Coaching offers a grounded place to clarify what you need, strengthen boundaries, and choose communication that is clean and aligned.

Most importantly, it helps you stay with yourself.

Because when you are anchored in your own life, your own values, and your own inner steadiness, someone else pulling away no longer decides your worth.

It becomes information, not identity.

FAQs

Why do I spiral when someone pulls away?

Because uncertainty can feel unsafe. Your mind and body may rush to restore connection, even if the behaviors do not actually soothe you long-term.

Should I give them space or check in?

Often, both can be true. Space can be respectful, and a calm check-in can create clarity. The key is to check in from steadiness, not urgency.

What is a calm text I can send without chasing?

Try: “I’ve noticed some distance lately and wanted to check in. How are you feeling about us?”

How do I stop overthinking when the tone changes?

Start with a grounding reset, then separate signal from story. Name what you know as facts, and what you are imagining as fear-based interpretation.

How can I tell the difference between space and disinterest?

Look for patterns over time. Healthy space usually includes warmth and return. Disinterest often feels inconsistent, vague, and effort-light.

How long should I wait before I reassess the relationship?

Enough time to observe the pattern clearly, not enough time that you lose yourself in waiting. A grounded reassessment focuses on consistency, communication, and how the dynamic impacts your steadiness.
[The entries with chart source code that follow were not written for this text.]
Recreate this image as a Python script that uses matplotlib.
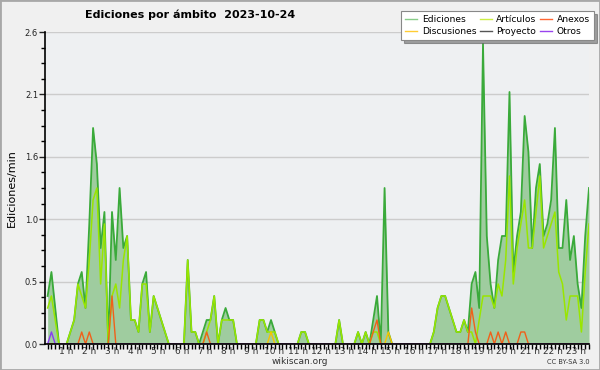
import matplotlib
matplotlib.use("Agg")
import matplotlib.pyplot as plt
from matplotlib.lines import Line2D
from matplotlib.patches import Rectangle
import numpy as np

# ediciones/min por intervalo de 10 minutos (144 intervalos, 12 por fila = 2 h)
ediciones = [
    0.4, 0.6, 0.3, 0, 0, 0, 0.1, 0.2, 0.5, 0.6, 0.3, 1.0,
    1.8, 1.5, 0.8, 1.1, 0, 1.1, 0.7, 1.3, 0.8, 0.9, 0.2, 0.2,
    0.1, 0.5, 0.6, 0.1, 0.4, 0.3, 0.2, 0.1, 0, 0, 0, 0,
    0, 0.7, 0.1, 0.1, 0, 0.1, 0.2, 0.2, 0.4, 0, 0.2, 0.3,
    0.2, 0.2, 0, 0, 0, 0, 0, 0, 0.2, 0.2, 0.1, 0.2,
    0.1, 0, 0, 0, 0, 0, 0, 0.1, 0.1, 0, 0, 0,
    0, 0, 0, 0, 0, 0.2, 0, 0, 0, 0, 0.1, 0,
    0.1, 0, 0.2, 0.4, 0, 1.3, 0.1, 0, 0, 0, 0, 0,
    0, 0, 0, 0, 0, 0, 0.1, 0.3, 0.4, 0.4, 0.3, 0.2,
    0.1, 0.1, 0.2, 0.1, 0.5, 0.6, 0.3, 2.5, 0.9, 0.5, 0.3, 0.7,
    0.9, 0.9, 2.1, 0.6, 0.9, 1.1, 1.9, 1.6, 0.8, 1.3, 1.5, 0.9,
    1.0, 1.2, 1.8, 0.8, 0.8, 1.2, 0.7, 0.9, 0.5, 0.3, 0.9, 1.3,
]
articulos = [
    0.3, 0.4, 0.2, 0, 0, 0, 0.1, 0.2, 0.5, 0.4, 0.3, 0.7,
    1.2, 1.3, 0.5, 1.0, 0, 0.4, 0.5, 0.3, 0.7, 0.9, 0.2, 0.2,
    0.1, 0.5, 0.5, 0.1, 0.4, 0.3, 0.2, 0.1, 0, 0, 0, 0,
    0, 0.7, 0.1, 0.1, 0, 0, 0.1, 0.2, 0.4, 0, 0.2, 0.2,
    0.2, 0.2, 0, 0, 0, 0, 0, 0, 0.2, 0.2, 0.1, 0.1,
    0.1, 0, 0, 0, 0, 0, 0, 0.1, 0.1, 0, 0, 0,
    0, 0, 0, 0, 0, 0.2, 0, 0, 0, 0, 0.1, 0,
    0.1, 0, 0.1, 0.1, 0, 0, 0, 0, 0, 0, 0, 0,
    0, 0, 0, 0, 0, 0, 0.1, 0.3, 0.4, 0.4, 0.3, 0.2,
    0.1, 0.1, 0.2, 0.1, 0.1, 0, 0.2, 0.4, 0.4, 0.4, 0.3, 0.5,
    0.4, 0.7, 1.4, 0.5, 0.8, 1.0, 1.2, 0.8, 0.8, 1.1, 1.4, 0.8,
    0.9, 1.0, 1.1, 0.6, 0.5, 0.2, 0.4, 0.4, 0.4, 0.1, 0.6, 1.0,
]
anexos = [
    0, 0, 0, 0, 0, 0, 0, 0, 0, 0.1, 0, 0.1,
    0, 0, 0, 0, 0, 0.4, 0, 0, 0, 0, 0, 0,
    0, 0, 0, 0, 0, 0, 0, 0, 0, 0, 0, 0,
    0, 0, 0, 0, 0, 0, 0.1, 0, 0, 0, 0, 0,
    0, 0, 0, 0, 0, 0, 0, 0, 0, 0, 0, 0,
    0, 0, 0, 0, 0, 0, 0, 0, 0, 0, 0, 0,
    0, 0, 0, 0, 0, 0, 0, 0, 0, 0, 0, 0,
    0, 0, 0.1, 0.2, 0, 0, 0, 0, 0, 0, 0, 0,
    0, 0, 0, 0, 0, 0, 0, 0, 0, 0, 0, 0,
    0, 0, 0, 0, 0.3, 0.1, 0, 0, 0, 0.1, 0, 0.1,
    0, 0.1, 0, 0, 0, 0.1, 0.1, 0, 0, 0, 0, 0,
    0, 0, 0, 0, 0, 0, 0, 0, 0, 0, 0, 0,
]
discusiones = [
    0, 0, 0, 0, 0, 0, 0, 0, 0, 0, 0, 0,
    0, 0, 0, 0, 0, 0, 0, 0, 0, 0, 0, 0,
    0, 0, 0, 0, 0, 0, 0, 0, 0, 0, 0, 0,
    0, 0, 0, 0, 0, 0, 0, 0, 0, 0, 0, 0,
    0, 0, 0, 0, 0, 0, 0, 0, 0, 0, 0, 0.1,
    0, 0, 0, 0, 0, 0, 0, 0, 0, 0, 0, 0,
    0, 0, 0, 0, 0, 0, 0, 0, 0, 0, 0, 0,
    0, 0, 0, 0, 0, 0, 0.1, 0, 0, 0, 0, 0,
    0, 0, 0, 0, 0, 0, 0, 0, 0, 0, 0, 0,
    0, 0, 0, 0, 0, 0, 0, 0, 0, 0, 0, 0,
    0, 0, 0, 0, 0, 0, 0, 0, 0, 0, 0, 0,
    0, 0, 0, 0, 0, 0, 0, 0, 0, 0, 0, 0,
]
proyecto = [0] * 144
otros = [
    0, 0.1, 0, 0, 0, 0, 0, 0, 0, 0, 0, 0,
] + [0] * 132

horas = list(range(1, 24))
ymax = 2.6

fig = plt.figure(figsize=(6, 3.7), dpi=100, facecolor="#f0f0f0")
fig.patches.append(Rectangle((0, 0), 1, 1, transform=fig.transFigure,
                             fill=False, edgecolor="#a8a8a8", lw=2))
ax = fig.add_axes([45 / 600, 26 / 370, 544 / 600, 312 / 370])
ax.set_facecolor("#eef0f2")

x = np.arange(len(ediciones))
ax.fill_between(x, ediciones, color="#9fcc9f", lw=0, zorder=1)
ax.plot(x, ediciones, color="#3aaa3a", lw=1.3, zorder=2)
ax.plot(x, articulos, color="#99e600", lw=1.1, zorder=3)
ax.plot(x, discusiones, color="#f5c400", lw=1.0, zorder=3)
ax.plot(x, proyecto, color="#555555", lw=1.0, zorder=3)
ax.plot(x, anexos, color="#f0601a", lw=1.0, zorder=3)
ax.plot(x, otros, color="#8a3cf0", lw=1.0, zorder=3)

ax.set_xlim(-0.7, 143)
ax.set_ylim(0, ymax)

# ejes
for s in ["top", "right"]:
    ax.spines[s].set_visible(False)
ax.spines["left"].set_linewidth(1.2)
ax.spines["bottom"].set_linewidth(1.2)
ax.spines["left"].set_zorder(5)
ax.spines["bottom"].set_zorder(5)

yt = [ymax * i / 5 for i in range(6)]
ax.set_yticks(yt, ["%.1f" % v for v in yt])
ax.set_yticks([ymax * i / 20 for i in range(21)], minor=True)
ax.yaxis.grid(True, color="#cccccc", lw=1)
ax.set_axisbelow(True)
ax.tick_params(axis="y", which="major", length=4, width=1, labelsize=6,
               pad=1, colors="#222222")
ax.tick_params(axis="y", which="minor", length=3, width=1)

ax.set_xticks([6.128 * h - 1.36 for h in horas], ["%d h" % h for h in horas])
ax.set_xticks(x, minor=True)
ax.tick_params(axis="x", which="major", length=0, labelsize=6.5, pad=2.5,
               colors="#333333")
ax.tick_params(axis="x", which="minor", length=3.5, width=1)

ax.set_ylabel("Ediciones/min", fontsize=8, labelpad=6)

fig.text(85 / 600, 1 - 15 / 370, "Ediciones por ámbito  2023-10-24",
         fontsize=8, fontweight="bold", ha="left", va="center")
fig.text(0.5, 8 / 370, "wikiscan.org", fontsize=6.5, ha="center",
         va="center", color="#333333")
fig.text(590 / 600, 8 / 370, "CC BY-SA 3.0", fontsize=4.8, ha="right",
         va="center", color="#333333")

handles = [
    Line2D([], [], color="#88cc88", lw=1),
    Line2D([], [], color="#ffcc33", lw=1),
    Line2D([], [], color="#ccee44", lw=1),
    Line2D([], [], color="#555555", lw=1),
    Line2D([], [], color="#ff6633", lw=1),
    Line2D([], [], color="#9944ee", lw=1),
]
labels = ["Ediciones", "Discusiones", "Artículos", "Proyecto", "Anexos", "Otros"]
leg = fig.legend(handles, labels, ncol=3, loc="upper right",
                 bbox_to_anchor=(594 / 600, 1 - 11 / 370), fontsize=6.6,
                 frameon=True, fancybox=False, shadow=True, handlelength=1.3,
                 handletextpad=0.5, columnspacing=0.4, labelspacing=0.3,
                 borderpad=0.45, borderaxespad=0)
leg.get_frame().set_edgecolor("#888888")
leg.get_frame().set_linewidth(0.8)

fig.savefig("out.png", dpi=100, facecolor=fig.get_facecolor())
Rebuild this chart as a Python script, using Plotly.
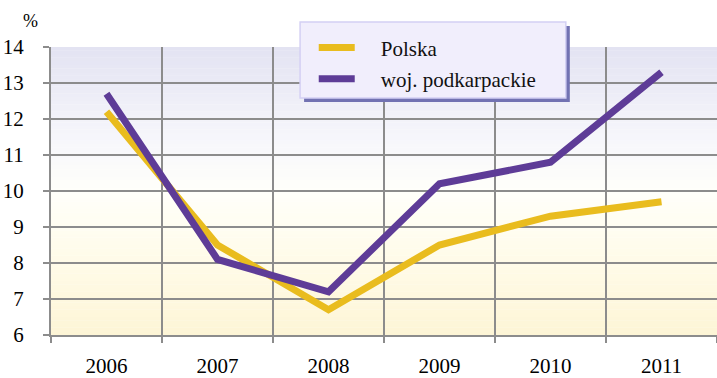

What if they come back and I’m afraid it will happen again?

That fear is understandable. Use the return as an opportunity to clarify what you need for consistency, and watch whether actions match words over time.

How do I stay grounded without shutting down?

Grounding is not coldness. It is staying present with your feelings while choosing responses you can respect, and keeping your life anchored while you gather information.